The Roxas-Sanchez nuptials unite high society with the working middle class, politics and show business, the newsmaker and the news reporter. And despite bets (mostly from women) that it wouldn’t push through, tales of disapproval and political strategizing (mostly from men), the wedding unfolds in what the groom describes as the beginning of “a great adventure.”
Roxas says no one knows what the future will bring, “what and where every twist and turn will be, what the peaks and troughs are, what the surprises will be.”
“The only certainty is magkasama naming haharapin ang lahat na ito (we will face all this together),” Roxas, 52, who has a 15-year-old son Paolo Gerardo, told The STAR. Paolo will be his father’s best man.
“I’m looking forward to it. It’s like starting off on a great adventure with a traveling companion, someone I want to be with,” Roxas added. “The adventure is not in what we’ll see or encounter but that whatever it is, it is Korina who is with me and we’ll go through it together.”
The “adventure” will begin with an eight-day honeymoon in Japan after the wedding.
Sanchez, 45, who will wear a Pepito Albert wedding gown of embroidered piña that she will accent with antique tambourine brooches belonging to her late mother Celia, told The STAR that for Roxas, she is ready to say goodbye to her 25-year career in broadcast journalism.
“As I have agreed to marry, I am even closer to saying goodbye to my 25-year career in news. I will continue doing Rated K but hard-core journalism may have to wait a while before I can get back to it. This is a very serious matter for me and a difficult decision to have made. Mar knows how much I love him,” she said.

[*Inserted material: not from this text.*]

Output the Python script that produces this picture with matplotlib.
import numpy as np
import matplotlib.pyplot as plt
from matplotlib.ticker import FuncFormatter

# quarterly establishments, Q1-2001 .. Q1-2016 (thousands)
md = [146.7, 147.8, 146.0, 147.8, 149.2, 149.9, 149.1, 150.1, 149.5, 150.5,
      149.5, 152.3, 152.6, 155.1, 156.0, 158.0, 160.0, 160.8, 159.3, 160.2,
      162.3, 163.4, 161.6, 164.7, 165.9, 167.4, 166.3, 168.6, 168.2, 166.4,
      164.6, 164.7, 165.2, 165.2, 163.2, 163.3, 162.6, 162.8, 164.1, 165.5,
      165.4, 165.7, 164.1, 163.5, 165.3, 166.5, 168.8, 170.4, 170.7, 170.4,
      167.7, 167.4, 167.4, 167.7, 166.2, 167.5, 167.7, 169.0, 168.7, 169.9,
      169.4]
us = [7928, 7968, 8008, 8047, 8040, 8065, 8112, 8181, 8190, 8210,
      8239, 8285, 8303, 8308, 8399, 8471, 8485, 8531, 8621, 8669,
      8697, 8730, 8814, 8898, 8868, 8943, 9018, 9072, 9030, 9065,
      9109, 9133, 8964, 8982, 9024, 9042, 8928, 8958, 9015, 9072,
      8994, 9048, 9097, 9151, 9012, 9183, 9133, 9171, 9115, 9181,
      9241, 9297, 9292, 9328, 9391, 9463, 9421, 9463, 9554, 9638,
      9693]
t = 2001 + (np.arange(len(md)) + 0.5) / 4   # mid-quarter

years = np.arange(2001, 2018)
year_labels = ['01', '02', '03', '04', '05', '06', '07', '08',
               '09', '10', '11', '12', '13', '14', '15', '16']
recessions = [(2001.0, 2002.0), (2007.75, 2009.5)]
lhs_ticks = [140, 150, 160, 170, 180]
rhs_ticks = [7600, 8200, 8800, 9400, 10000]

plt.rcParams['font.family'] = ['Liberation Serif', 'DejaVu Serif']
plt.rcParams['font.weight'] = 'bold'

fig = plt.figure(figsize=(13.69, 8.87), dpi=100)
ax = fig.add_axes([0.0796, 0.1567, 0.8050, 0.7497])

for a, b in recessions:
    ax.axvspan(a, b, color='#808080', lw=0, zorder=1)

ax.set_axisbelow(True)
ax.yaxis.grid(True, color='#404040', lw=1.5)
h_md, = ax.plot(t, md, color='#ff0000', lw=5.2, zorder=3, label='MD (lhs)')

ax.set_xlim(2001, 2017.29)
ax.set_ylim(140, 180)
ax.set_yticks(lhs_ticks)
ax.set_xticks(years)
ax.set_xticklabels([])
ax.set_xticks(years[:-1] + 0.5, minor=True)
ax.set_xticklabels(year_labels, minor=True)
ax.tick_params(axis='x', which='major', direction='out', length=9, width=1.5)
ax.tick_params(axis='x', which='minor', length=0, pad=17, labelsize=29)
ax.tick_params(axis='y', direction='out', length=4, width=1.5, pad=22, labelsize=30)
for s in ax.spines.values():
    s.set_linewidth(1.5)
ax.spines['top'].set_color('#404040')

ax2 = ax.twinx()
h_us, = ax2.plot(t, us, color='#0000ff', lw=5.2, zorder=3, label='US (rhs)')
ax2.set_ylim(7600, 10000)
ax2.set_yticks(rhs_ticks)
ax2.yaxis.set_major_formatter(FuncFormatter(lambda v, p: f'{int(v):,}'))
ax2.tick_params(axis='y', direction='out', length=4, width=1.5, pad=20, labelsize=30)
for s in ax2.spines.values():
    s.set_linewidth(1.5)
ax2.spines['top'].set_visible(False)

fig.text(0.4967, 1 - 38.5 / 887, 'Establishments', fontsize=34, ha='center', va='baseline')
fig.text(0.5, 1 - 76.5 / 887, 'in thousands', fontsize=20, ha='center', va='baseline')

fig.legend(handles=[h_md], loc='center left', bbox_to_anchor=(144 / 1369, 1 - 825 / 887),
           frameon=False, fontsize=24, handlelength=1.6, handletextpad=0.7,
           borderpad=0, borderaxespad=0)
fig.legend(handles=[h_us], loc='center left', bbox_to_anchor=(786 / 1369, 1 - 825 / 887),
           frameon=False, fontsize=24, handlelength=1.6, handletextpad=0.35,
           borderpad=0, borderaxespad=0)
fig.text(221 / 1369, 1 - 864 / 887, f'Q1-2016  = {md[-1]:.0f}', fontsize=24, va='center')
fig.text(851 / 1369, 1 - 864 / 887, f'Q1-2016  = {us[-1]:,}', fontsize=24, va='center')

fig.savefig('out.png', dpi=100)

Roxas gave up his presidential bid just over a month ago to give way to Sen. Benigno “Noynoy” Aquino III, one of today’s principal sponsors. They are running under the Liberal Party, to which their late fathers, Senators Gerardo Roxas and Benigno Aquino Jr., respectively, belonged.

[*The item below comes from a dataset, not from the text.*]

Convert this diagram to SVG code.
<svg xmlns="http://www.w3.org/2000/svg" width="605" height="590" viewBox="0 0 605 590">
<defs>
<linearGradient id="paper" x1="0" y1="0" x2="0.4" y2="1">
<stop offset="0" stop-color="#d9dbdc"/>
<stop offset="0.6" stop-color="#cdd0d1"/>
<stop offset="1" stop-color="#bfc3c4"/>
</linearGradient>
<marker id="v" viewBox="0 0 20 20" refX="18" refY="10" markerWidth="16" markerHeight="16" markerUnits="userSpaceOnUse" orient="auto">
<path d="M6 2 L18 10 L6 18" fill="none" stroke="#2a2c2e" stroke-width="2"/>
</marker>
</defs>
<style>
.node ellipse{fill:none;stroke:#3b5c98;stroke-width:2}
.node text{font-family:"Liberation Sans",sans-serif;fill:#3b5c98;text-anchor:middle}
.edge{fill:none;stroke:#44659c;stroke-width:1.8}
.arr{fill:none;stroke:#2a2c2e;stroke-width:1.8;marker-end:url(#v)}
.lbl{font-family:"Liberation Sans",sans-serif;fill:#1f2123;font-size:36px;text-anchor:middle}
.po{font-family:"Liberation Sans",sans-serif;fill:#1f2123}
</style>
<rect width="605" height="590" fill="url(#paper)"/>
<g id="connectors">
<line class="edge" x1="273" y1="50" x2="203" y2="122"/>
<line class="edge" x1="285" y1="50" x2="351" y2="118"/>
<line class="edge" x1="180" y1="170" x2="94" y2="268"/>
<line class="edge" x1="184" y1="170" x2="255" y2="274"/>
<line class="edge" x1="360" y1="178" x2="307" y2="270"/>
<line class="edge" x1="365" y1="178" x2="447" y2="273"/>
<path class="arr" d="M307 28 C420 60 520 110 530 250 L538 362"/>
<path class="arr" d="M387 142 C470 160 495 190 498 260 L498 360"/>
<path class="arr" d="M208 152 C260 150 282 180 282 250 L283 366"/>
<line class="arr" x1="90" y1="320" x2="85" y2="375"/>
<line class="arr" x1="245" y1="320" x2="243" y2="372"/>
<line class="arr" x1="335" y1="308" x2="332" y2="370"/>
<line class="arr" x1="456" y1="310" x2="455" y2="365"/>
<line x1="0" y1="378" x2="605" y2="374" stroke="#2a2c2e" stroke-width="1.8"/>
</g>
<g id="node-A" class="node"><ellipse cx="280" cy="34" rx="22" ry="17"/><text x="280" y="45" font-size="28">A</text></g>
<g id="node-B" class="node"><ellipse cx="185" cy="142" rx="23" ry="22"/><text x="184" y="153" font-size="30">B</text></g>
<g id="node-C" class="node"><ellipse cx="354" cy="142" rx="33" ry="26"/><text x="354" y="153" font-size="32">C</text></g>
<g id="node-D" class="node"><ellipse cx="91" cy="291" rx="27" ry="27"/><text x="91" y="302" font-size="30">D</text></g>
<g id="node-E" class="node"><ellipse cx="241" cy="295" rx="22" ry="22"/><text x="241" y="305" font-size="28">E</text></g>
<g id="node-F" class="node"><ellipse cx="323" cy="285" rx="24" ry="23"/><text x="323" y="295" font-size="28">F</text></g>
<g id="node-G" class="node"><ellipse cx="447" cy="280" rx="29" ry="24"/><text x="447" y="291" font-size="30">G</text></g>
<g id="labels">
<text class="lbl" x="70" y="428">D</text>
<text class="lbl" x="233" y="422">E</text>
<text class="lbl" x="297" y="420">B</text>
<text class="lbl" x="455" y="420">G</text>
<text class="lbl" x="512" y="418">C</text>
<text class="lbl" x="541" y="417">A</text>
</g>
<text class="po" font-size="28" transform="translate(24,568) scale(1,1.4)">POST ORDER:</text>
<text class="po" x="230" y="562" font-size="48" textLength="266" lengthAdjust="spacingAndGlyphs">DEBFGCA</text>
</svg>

Aside from Aquino, the sponsors are Chief Justice Reynato Puno, former Senate president Jovito Salonga, ABS-CBN president Eugenio Lopez III, Jorge Araneta, Red Cross governor Rosa Rosal, broadcast journalist Cheche Lazaro, Ruby Roxas, Baby Fores and Helen Costales.
Aside from her mother’s brooches, Sanchez will wear one of her late father Ramon’s cufflinks “somewhere on my body.” She says she will miss her parents, “who came from families of meager means but worked hard and well to afford the good life they gave us, their children.”

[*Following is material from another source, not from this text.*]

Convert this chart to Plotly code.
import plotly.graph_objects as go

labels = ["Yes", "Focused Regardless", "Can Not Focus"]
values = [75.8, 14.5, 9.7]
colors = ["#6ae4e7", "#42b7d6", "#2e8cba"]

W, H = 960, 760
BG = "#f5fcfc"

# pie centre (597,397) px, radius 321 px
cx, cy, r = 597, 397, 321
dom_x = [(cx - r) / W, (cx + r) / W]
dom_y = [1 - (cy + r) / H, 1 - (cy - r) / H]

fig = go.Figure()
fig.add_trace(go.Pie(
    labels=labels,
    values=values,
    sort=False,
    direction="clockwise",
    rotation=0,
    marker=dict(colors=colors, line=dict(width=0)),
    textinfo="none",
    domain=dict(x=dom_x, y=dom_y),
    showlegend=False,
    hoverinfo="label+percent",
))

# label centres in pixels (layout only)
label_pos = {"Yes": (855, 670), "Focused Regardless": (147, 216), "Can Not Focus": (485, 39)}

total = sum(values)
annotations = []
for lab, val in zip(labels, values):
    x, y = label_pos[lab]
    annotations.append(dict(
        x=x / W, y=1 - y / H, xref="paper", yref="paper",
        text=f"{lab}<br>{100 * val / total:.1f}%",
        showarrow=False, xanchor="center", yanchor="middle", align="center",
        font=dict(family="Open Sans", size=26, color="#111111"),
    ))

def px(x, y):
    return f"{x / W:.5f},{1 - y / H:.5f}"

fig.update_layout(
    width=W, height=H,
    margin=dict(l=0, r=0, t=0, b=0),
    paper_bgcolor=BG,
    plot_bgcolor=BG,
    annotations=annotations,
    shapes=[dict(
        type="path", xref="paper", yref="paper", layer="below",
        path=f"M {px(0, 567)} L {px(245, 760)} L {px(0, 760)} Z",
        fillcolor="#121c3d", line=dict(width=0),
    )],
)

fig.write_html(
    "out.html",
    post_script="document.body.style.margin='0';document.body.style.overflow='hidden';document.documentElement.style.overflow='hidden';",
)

“My parents will be part of this ceremony, no matter what,” Sanchez vowed.
Sanchez admitted that having been an independent-minded journalist and commentator, adjusting to the role of political wife would not be easy. “I’ve never liked politics, I like it even less now that I am so close to it. So marrying into politics is not a prospect I particularly savor.”
But she is entering into the marriage with eyes wide open, saying, “I am aware of whom I said yes to marrying. I think he also is aware of who he has asked to marry him.”
Due to the devastation wrought on the country a month ago by tropical storm “Ondoy,” the couple has decided to forgo a reception at the Araneta Coliseum and instead donate the money earmarked for the reception to rehabilitation efforts.